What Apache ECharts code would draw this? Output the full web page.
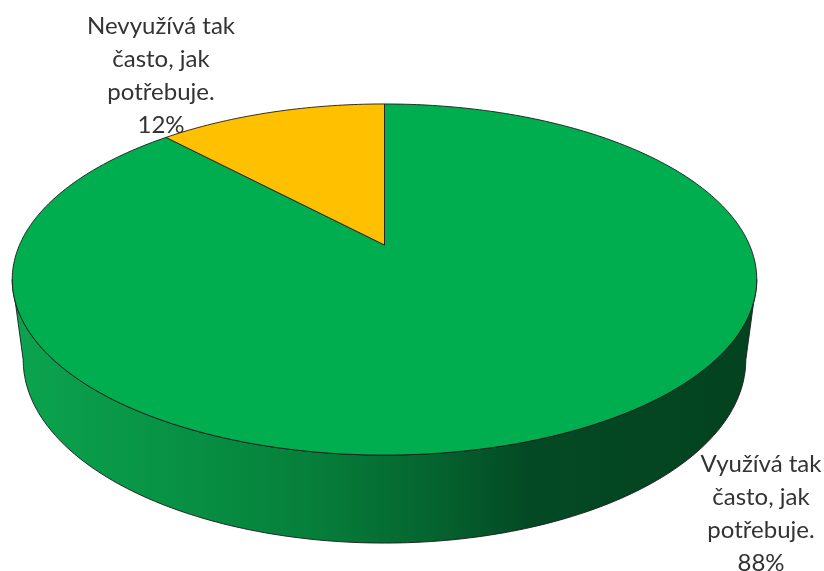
<!DOCTYPE html>
<html>
<head>
<meta charset="utf-8">
<style>html,body{margin:0;padding:0;background:#fff}#c{width:824px;height:571px}</style>
<script src="https://cdn.jsdelivr.net/npm/echarts@6/dist/echarts.min.js"></script>
</head>
<body>
<div id="c"></div>
<script>
// Data, drawn clockwise from the top of the pie
const categories = ['Využívá tak\nčasto, jak\npotřebuje.', 'Nevyužívá tak\nčasto, jak\npotřebuje.'];
const values = [88, 12];
const sliceColors = ['#00AE50', '#FFC000'];

// Perspective pie geometry
const view = {cx: 384.5, k: 365, apexY: 245, a: -120.6, c: 0.1966, rimMidY: 279.5, lowMidY: 360, scaleX: 0.9705, scaleY: 1.0427};
const labelPlace = [[761, 514], [161, 76]];
const total = values.reduce((s, v) => s + v, 0);

function rim(deg) {
  const t = deg * Math.PI / 180, u = Math.sin(t), v = Math.cos(t), d = 1 + view.c * v;
  return [view.cx + view.k * u / d, (view.a * v + view.apexY) / d];
}
function lower(p) {
  return [view.cx + (p[0] - view.cx) * view.scaleX, view.lowMidY + (p[1] - view.rimMidY) * view.scaleY];
}
function arc(from, to) {
  const pts = [], n = Math.max(2, Math.ceil(Math.abs(to - from)));
  for (let i = 0; i <= n; i++) pts.push(rim(from + (to - from) * i / n));
  return pts;
}
const edge = {stroke: '#1c1c1c', lineWidth: 0.9};
// Rim angles where the outline is widest: the front wall lies between them
const wallFrom = 90 + Math.asin(view.c) * 180 / Math.PI, wallTo = 360 - wallFrom;

function renderItem(params, api) {
  const i = params.dataIndex;
  let start = 0;
  for (let j = 0; j < i; j++) start += values[j] / total * 360;
  const end = start + api.value(0) / total * 360;
  const children = [];
  const wFrom = Math.max(start, wallFrom), wTo = Math.min(end, wallTo);
  if (wTo > wFrom) {
    const top = arc(wFrom, wTo);
    children.push({
      type: 'polygon',
      shape: {points: top.concat(top.map(lower).reverse())},
      style: Object.assign({
        fill: new echarts.graphic.LinearGradient(22, 0, 746, 0, [
          {offset: 0, color: '#0BA34E'},
          {offset: 0.24, color: '#078F43'},
          {offset: 0.4, color: '#067F3A'},
          {offset: 0.55, color: '#056730'},
          {offset: 0.7, color: '#034A24'},
          {offset: 1, color: '#03431F'}
        ], true)
      }, edge)
    });
  }
  children.push({
    type: 'polygon',
    shape: {points: [[view.cx, view.apexY]].concat(arc(start, end))},
    style: Object.assign({fill: sliceColors[i]}, edge)
  });
  children.push({
    type: 'text',
    z2: 50,
    x: labelPlace[i][0],
    y: labelPlace[i][1],
    style: {
      text: categories[i] + '\n' + Math.round(api.value(0) / total * 100) + '%',
      font: '400 24px Lato, "Open Sans", sans-serif',
      lineHeight: 33,
      fill: '#333333',
      align: 'center',
      verticalAlign: 'middle'
    }
  });
  return {type: 'group', children};
}

const chart = echarts.init(document.getElementById('c'), null, {renderer: 'canvas'});
chart.setOption({
  animation: false,
  backgroundColor: '#fff',
  series: [{
    type: 'custom',
    coordinateSystem: 'none',
    renderItem,
    data: values.map(v => [v])
  }]
});
</script>
</body>
</html>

**Your objective:** Exclude the images, then output the data above word for word.

**Result below:**
What Apache ECharts code would draw this? Output the full web page.
<!DOCTYPE html>
<html>
<head>
<meta charset="utf-8">
<style>html,body{margin:0;padding:0;background:#fff}#c{width:824px;height:571px}</style>
<script src="https://cdn.jsdelivr.net/npm/echarts@6/dist/echarts.min.js"></script>
</head>
<body>
<div id="c"></div>
<script>
// Data, drawn clockwise from the top of the pie
const categories = ['Využívá tak\nčasto, jak\npotřebuje.', 'Nevyužívá tak\nčasto, jak\npotřebuje.'];
const values = [88, 12];
const sliceColors = ['#00AE50', '#FFC000'];

// Perspective pie geometry
const view = {cx: 384.5, k: 365, apexY: 245, a: -120.6, c: 0.1966, rimMidY: 279.5, lowMidY: 360, scaleX: 0.9705, scaleY: 1.0427};
const labelPlace = [[761, 514], [161, 76]];
const total = values.reduce((s, v) => s + v, 0);

function rim(deg) {
  const t = deg * Math.PI / 180, u = Math.sin(t), v = Math.cos(t), d = 1 + view.c * v;
  return [view.cx + view.k * u / d, (view.a * v + view.apexY) / d];
}
function lower(p) {
  return [view.cx + (p[0] - view.cx) * view.scaleX, view.lowMidY + (p[1] - view.rimMidY) * view.scaleY];
}
function arc(from, to) {
  const pts = [], n = Math.max(2, Math.ceil(Math.abs(to - from)));
  for (let i = 0; i <= n; i++) pts.push(rim(from + (to - from) * i / n));
  return pts;
}
const edge = {stroke: '#1c1c1c', lineWidth: 0.9};
// Rim angles where the outline is widest: the front wall lies between them
const wallFrom = 90 + Math.asin(view.c) * 180 / Math.PI, wallTo = 360 - wallFrom;

function renderItem(params, api) {
  const i = params.dataIndex;
  let start = 0;
  for (let j = 0; j < i; j++) start += values[j] / total * 360;
  const end = start + api.value(0) / total * 360;
  const children = [];
  const wFrom = Math.max(start, wallFrom), wTo = Math.min(end, wallTo);
  if (wTo > wFrom) {
    const top = arc(wFrom, wTo);
    children.push({
      type: 'polygon',
      shape: {points: top.concat(top.map(lower).reverse())},
      style: Object.assign({
        fill: new echarts.graphic.LinearGradient(22, 0, 746, 0, [
          {offset: 0, color: '#0BA34E'},
          {offset: 0.24, color: '#078F43'},
          {offset: 0.4, color: '#067F3A'},
          {offset: 0.55, color: '#056730'},
          {offset: 0.7, color: '#034A24'},
          {offset: 1, color: '#03431F'}
        ], true)
      }, edge)
    });
  }
  children.push({
    type: 'polygon',
    shape: {points: [[view.cx, view.apexY]].concat(arc(start, end))},
    style: Object.assign({fill: sliceColors[i]}, edge)
  });
  children.push({
    type: 'text',
    z2: 50,
    x: labelPlace[i][0],
    y: labelPlace[i][1],
    style: {
      text: categories[i] + '\n' + Math.round(api.value(0) / total * 100) + '%',
      font: '400 24px Lato, "Open Sans", sans-serif',
      lineHeight: 33,
      fill: '#333333',
      align: 'center',
      verticalAlign: 'middle'
    }
  });
  return {type: 'group', children};
}

const chart = echarts.init(document.getElementById('c'), null, {renderer: 'canvas'});
chart.setOption({
  animation: false,
  backgroundColor: '#fff',
  series: [{
    type: 'custom',
    coordinateSystem: 'none',
    renderItem,
    data: values.map(v => [v])
  }]
});
</script>
</body>
</html>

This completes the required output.